Everything from the line containing "Output the LaTeX" to the line containing "anchor=east, xshift=-4pt, yshift=13.5pt]", both lines included, must be copied exactly; nothing else should be.

--- Start ---

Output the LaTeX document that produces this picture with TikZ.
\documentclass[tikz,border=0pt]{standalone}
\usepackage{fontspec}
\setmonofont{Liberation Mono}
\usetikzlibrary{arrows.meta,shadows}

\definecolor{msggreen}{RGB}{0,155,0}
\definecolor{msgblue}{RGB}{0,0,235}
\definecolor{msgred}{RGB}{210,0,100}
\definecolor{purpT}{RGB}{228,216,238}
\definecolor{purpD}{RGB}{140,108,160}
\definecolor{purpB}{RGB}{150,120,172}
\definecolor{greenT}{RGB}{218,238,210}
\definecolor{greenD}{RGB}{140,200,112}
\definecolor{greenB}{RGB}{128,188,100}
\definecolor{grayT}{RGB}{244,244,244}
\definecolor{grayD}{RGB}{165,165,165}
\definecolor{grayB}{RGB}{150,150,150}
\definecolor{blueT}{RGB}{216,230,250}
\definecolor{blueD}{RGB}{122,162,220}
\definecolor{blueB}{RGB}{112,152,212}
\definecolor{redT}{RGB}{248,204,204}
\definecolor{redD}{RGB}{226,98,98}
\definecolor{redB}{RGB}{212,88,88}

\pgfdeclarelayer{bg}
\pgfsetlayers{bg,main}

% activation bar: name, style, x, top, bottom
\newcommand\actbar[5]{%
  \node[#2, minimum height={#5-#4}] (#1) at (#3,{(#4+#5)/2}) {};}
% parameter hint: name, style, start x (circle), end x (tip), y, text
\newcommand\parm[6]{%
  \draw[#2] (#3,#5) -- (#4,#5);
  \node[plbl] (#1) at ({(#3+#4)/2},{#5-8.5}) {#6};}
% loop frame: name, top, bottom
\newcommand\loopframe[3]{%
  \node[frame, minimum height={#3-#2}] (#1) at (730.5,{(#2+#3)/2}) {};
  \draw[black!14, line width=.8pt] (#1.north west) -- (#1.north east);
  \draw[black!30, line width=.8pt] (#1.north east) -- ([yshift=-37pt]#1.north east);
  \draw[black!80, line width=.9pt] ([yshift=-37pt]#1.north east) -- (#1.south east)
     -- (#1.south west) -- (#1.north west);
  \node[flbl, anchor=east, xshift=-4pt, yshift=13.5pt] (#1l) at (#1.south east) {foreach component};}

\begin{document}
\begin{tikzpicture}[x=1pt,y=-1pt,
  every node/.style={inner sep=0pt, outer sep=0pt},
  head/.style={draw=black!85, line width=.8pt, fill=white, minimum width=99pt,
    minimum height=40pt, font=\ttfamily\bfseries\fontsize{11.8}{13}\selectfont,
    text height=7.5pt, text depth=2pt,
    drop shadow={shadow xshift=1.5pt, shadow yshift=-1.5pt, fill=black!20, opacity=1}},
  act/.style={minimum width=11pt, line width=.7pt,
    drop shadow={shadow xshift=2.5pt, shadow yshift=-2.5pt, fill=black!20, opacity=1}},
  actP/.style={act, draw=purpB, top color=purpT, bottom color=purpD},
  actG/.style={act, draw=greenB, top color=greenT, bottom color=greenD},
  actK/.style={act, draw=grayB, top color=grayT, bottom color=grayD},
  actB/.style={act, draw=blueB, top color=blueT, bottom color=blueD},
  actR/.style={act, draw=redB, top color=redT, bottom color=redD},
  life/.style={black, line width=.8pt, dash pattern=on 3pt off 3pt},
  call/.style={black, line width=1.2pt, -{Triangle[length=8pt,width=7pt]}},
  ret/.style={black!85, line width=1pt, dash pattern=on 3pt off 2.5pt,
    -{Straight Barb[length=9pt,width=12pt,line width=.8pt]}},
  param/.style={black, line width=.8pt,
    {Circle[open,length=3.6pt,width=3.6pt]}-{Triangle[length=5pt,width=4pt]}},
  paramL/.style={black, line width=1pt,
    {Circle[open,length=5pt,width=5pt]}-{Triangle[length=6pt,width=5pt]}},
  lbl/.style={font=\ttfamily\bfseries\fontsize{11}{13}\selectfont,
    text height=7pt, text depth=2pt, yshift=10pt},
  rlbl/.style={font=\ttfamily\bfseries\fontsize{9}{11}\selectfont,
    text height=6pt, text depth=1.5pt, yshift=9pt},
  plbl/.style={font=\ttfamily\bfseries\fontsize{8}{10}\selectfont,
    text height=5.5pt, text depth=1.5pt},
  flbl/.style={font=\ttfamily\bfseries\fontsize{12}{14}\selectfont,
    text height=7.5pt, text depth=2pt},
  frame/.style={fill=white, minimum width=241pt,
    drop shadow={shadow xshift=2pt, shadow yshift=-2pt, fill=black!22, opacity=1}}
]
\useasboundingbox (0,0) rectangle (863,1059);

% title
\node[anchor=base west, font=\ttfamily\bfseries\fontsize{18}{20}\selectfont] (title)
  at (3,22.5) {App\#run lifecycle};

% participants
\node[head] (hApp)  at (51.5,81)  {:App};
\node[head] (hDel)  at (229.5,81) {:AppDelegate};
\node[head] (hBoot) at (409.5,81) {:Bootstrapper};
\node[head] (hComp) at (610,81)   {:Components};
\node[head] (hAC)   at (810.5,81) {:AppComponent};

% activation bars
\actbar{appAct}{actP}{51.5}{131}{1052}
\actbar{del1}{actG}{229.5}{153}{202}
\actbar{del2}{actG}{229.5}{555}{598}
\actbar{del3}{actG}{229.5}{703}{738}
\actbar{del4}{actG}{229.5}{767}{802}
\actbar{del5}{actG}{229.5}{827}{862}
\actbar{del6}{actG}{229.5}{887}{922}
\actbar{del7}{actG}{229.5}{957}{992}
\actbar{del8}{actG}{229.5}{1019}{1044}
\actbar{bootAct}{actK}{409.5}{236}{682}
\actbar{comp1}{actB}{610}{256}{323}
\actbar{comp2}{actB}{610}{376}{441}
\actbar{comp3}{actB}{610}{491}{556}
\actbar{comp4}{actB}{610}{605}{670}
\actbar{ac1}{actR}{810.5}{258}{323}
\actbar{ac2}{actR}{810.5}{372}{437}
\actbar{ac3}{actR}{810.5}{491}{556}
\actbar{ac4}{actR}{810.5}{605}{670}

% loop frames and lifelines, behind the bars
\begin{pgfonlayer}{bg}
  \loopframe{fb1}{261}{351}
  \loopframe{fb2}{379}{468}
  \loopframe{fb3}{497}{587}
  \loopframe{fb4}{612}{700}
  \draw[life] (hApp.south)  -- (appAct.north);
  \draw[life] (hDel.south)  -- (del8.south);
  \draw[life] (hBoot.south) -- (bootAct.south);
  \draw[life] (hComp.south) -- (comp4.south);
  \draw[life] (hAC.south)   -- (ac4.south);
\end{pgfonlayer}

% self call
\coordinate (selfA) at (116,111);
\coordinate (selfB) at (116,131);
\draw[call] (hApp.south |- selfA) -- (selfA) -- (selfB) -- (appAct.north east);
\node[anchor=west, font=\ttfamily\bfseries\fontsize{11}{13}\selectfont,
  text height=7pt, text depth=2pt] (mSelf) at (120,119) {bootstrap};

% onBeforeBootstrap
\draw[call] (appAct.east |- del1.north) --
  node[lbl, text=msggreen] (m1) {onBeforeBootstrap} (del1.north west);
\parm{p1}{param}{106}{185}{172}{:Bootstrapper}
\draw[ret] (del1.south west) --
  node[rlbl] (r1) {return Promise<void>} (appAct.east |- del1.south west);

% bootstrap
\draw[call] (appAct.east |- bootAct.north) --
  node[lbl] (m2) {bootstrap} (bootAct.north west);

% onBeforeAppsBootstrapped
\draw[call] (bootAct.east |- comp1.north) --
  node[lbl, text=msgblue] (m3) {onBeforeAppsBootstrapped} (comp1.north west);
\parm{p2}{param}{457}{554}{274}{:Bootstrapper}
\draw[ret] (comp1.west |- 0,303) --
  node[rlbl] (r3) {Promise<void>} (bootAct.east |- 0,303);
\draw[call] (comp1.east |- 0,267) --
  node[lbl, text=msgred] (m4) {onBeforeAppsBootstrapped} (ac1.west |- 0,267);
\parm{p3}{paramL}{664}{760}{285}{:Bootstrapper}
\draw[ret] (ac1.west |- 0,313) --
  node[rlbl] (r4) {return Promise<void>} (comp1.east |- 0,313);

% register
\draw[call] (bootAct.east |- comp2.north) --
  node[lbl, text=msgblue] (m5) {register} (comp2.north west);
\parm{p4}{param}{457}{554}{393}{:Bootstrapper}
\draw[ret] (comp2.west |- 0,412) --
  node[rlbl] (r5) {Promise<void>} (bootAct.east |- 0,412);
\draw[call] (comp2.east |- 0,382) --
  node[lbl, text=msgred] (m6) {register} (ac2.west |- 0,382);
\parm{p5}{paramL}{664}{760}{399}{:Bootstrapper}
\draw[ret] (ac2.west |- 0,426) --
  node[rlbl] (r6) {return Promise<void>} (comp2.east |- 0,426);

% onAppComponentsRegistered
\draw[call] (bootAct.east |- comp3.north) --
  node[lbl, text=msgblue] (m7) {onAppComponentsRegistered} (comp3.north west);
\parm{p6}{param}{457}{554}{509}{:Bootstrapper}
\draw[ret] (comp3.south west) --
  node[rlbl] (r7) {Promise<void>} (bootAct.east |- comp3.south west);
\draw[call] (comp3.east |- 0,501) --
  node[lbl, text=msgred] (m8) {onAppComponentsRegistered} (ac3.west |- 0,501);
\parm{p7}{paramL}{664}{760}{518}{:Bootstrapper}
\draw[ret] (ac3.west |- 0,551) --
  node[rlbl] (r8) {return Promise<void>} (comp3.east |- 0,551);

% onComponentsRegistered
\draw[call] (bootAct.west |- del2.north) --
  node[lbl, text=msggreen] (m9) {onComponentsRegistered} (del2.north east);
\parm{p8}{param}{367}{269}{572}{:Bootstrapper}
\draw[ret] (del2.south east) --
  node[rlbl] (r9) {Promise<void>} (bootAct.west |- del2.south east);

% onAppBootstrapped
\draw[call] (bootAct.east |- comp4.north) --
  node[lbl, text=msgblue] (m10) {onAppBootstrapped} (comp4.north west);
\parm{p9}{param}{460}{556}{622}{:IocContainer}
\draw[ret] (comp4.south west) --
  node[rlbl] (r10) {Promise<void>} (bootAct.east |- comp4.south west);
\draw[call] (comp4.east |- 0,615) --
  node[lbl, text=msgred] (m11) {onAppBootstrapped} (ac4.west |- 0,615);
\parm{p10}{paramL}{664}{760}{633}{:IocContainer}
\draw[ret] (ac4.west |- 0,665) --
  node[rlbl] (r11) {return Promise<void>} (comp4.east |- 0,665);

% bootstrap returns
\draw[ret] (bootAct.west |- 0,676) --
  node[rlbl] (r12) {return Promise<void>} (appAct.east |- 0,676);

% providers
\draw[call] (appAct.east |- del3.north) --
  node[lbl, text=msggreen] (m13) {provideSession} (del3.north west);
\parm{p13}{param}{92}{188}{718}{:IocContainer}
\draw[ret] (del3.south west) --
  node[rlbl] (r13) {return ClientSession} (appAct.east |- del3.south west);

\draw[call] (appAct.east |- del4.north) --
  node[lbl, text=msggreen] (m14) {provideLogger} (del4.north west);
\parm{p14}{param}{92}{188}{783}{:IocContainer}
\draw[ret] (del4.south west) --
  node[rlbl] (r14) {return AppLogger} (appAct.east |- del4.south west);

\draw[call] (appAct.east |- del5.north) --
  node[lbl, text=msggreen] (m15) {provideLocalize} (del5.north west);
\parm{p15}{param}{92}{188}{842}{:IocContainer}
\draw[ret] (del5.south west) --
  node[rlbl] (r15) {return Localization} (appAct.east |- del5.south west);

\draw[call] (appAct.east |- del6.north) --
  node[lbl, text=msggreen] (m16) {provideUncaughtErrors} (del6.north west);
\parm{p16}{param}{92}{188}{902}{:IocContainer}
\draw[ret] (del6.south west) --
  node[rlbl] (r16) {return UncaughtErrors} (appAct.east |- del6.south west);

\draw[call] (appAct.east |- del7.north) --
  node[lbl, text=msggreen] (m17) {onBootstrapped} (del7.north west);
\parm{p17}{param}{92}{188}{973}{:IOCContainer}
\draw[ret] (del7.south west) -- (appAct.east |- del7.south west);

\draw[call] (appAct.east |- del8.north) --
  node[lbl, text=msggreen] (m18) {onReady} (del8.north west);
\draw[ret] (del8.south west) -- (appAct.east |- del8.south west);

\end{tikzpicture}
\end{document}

--- End ---
--- Start ---

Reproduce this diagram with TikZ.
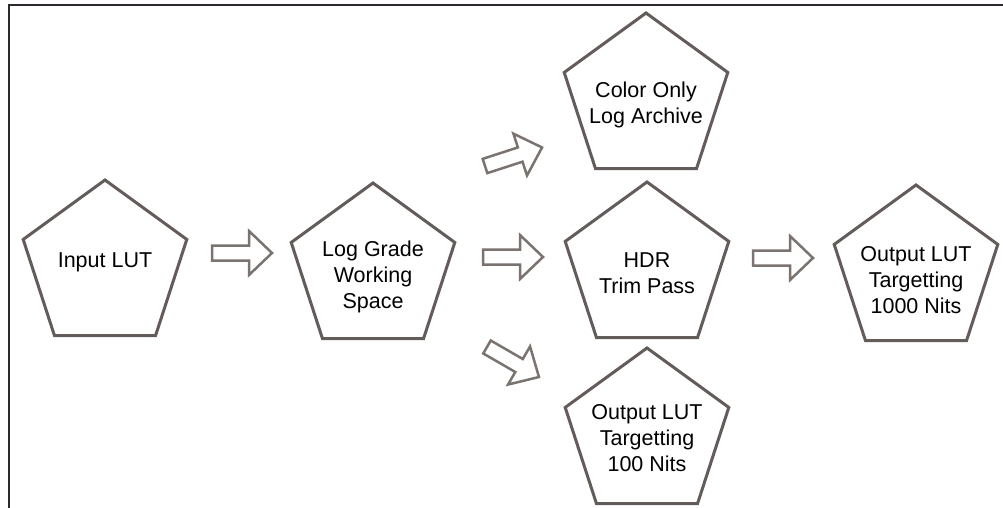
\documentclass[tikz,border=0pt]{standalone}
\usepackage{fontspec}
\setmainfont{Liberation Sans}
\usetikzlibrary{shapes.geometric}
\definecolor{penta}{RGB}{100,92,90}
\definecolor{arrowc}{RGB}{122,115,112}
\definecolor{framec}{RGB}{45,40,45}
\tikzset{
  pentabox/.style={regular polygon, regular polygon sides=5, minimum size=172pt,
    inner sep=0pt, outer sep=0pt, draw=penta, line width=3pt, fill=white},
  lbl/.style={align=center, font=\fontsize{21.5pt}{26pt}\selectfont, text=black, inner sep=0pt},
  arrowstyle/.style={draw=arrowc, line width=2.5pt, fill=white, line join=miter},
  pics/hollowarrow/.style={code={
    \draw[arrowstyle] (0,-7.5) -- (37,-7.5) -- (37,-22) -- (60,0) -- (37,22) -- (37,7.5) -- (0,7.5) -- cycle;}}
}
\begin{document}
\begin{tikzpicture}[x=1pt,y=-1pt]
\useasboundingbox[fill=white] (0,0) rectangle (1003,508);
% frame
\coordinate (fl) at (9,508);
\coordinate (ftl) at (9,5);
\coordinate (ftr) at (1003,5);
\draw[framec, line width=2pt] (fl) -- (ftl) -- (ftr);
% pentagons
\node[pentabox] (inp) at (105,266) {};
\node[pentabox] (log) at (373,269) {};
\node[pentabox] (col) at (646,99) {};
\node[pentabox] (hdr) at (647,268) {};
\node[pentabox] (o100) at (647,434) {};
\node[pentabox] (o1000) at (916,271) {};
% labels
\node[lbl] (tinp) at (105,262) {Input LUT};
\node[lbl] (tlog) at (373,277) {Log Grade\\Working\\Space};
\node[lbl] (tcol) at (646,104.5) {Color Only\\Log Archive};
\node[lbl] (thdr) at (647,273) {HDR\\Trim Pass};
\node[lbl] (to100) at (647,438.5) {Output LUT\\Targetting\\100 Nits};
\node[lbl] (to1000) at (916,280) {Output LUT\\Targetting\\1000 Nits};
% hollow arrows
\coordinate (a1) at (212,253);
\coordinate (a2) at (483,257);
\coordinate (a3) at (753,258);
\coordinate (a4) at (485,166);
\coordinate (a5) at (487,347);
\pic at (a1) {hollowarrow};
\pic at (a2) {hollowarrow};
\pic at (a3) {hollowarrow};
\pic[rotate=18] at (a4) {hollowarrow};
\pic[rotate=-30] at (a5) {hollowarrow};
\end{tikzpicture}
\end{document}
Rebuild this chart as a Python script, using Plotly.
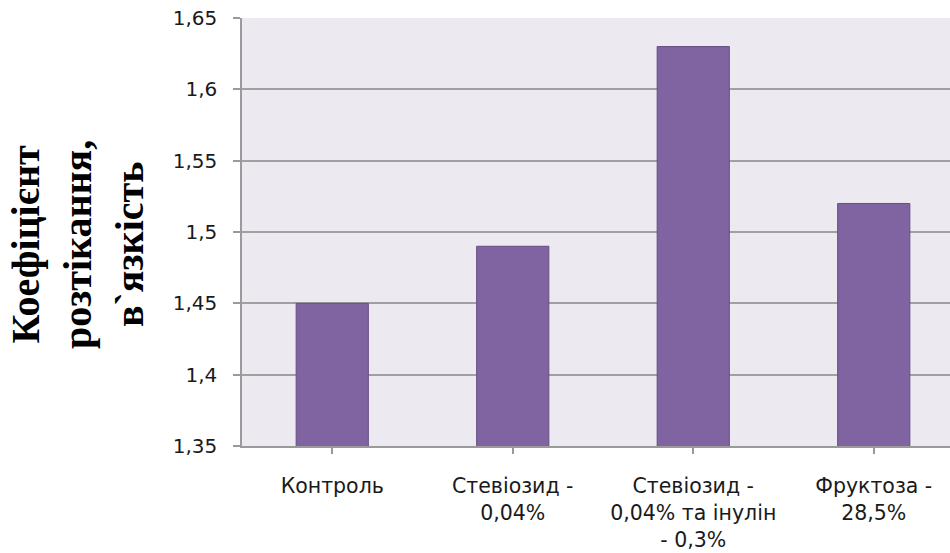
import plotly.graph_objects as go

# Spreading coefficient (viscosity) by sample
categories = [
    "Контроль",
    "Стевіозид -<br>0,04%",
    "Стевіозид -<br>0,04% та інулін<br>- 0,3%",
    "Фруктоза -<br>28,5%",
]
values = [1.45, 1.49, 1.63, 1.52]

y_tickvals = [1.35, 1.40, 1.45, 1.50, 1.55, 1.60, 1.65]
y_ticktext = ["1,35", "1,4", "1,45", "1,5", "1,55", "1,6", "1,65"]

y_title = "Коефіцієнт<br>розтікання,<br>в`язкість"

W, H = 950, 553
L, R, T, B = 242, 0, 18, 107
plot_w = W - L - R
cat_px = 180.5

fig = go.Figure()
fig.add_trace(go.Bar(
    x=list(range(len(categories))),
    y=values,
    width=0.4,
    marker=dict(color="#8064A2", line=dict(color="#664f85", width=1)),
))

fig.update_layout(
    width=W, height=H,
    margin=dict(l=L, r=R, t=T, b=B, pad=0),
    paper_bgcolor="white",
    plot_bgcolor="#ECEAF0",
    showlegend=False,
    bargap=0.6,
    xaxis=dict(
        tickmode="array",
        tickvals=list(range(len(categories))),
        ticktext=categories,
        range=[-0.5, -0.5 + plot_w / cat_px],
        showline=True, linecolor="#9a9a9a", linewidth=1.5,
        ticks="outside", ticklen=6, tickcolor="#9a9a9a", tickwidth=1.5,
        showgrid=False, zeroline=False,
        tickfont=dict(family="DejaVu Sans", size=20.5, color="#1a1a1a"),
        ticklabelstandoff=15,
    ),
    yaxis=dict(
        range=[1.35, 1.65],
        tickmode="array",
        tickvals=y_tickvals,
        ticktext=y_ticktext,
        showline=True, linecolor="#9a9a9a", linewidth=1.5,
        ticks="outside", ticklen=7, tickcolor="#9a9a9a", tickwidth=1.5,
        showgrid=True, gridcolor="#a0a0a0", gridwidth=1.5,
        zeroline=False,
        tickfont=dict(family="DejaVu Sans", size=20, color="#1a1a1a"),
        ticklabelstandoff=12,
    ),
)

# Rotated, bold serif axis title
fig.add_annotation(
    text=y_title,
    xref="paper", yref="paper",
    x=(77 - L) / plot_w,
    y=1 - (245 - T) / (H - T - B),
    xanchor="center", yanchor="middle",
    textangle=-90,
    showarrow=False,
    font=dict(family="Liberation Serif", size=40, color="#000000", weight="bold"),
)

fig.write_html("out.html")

--- End ---

• **OUTPUT FOR THIS EXERCISE**
Output the LaTeX document that produces this picture with TikZ.
\documentclass[tikz,border=0pt]{standalone}
\usepackage{fontspec}
\setmonofont{Liberation Mono}
\usetikzlibrary{arrows.meta,shadows}

\definecolor{msggreen}{RGB}{0,155,0}
\definecolor{msgblue}{RGB}{0,0,235}
\definecolor{msgred}{RGB}{210,0,100}
\definecolor{purpT}{RGB}{228,216,238}
\definecolor{purpD}{RGB}{140,108,160}
\definecolor{purpB}{RGB}{150,120,172}
\definecolor{greenT}{RGB}{218,238,210}
\definecolor{greenD}{RGB}{140,200,112}
\definecolor{greenB}{RGB}{128,188,100}
\definecolor{grayT}{RGB}{244,244,244}
\definecolor{grayD}{RGB}{165,165,165}
\definecolor{grayB}{RGB}{150,150,150}
\definecolor{blueT}{RGB}{216,230,250}
\definecolor{blueD}{RGB}{122,162,220}
\definecolor{blueB}{RGB}{112,152,212}
\definecolor{redT}{RGB}{248,204,204}
\definecolor{redD}{RGB}{226,98,98}
\definecolor{redB}{RGB}{212,88,88}

\pgfdeclarelayer{bg}
\pgfsetlayers{bg,main}

% activation bar: name, style, x, top, bottom
\newcommand\actbar[5]{%
  \node[#2, minimum height={#5-#4}] (#1) at (#3,{(#4+#5)/2}) {};}
% parameter hint: name, style, start x (circle), end x (tip), y, text
\newcommand\parm[6]{%
  \draw[#2] (#3,#5) -- (#4,#5);
  \node[plbl] (#1) at ({(#3+#4)/2},{#5-8.5}) {#6};}
% loop frame: name, top, bottom
\newcommand\loopframe[3]{%
  \node[frame, minimum height={#3-#2}] (#1) at (730.5,{(#2+#3)/2}) {};
  \draw[black!14, line width=.8pt] (#1.north west) -- (#1.north east);
  \draw[black!30, line width=.8pt] (#1.north east) -- ([yshift=-37pt]#1.north east);
  \draw[black!80, line width=.9pt] ([yshift=-37pt]#1.north east) -- (#1.south east)
     -- (#1.south west) -- (#1.north west);
  \node[flbl, anchor=east, xshift=-4pt, yshift=13.5pt] (#1l) at (#1.south east) {foreach component};}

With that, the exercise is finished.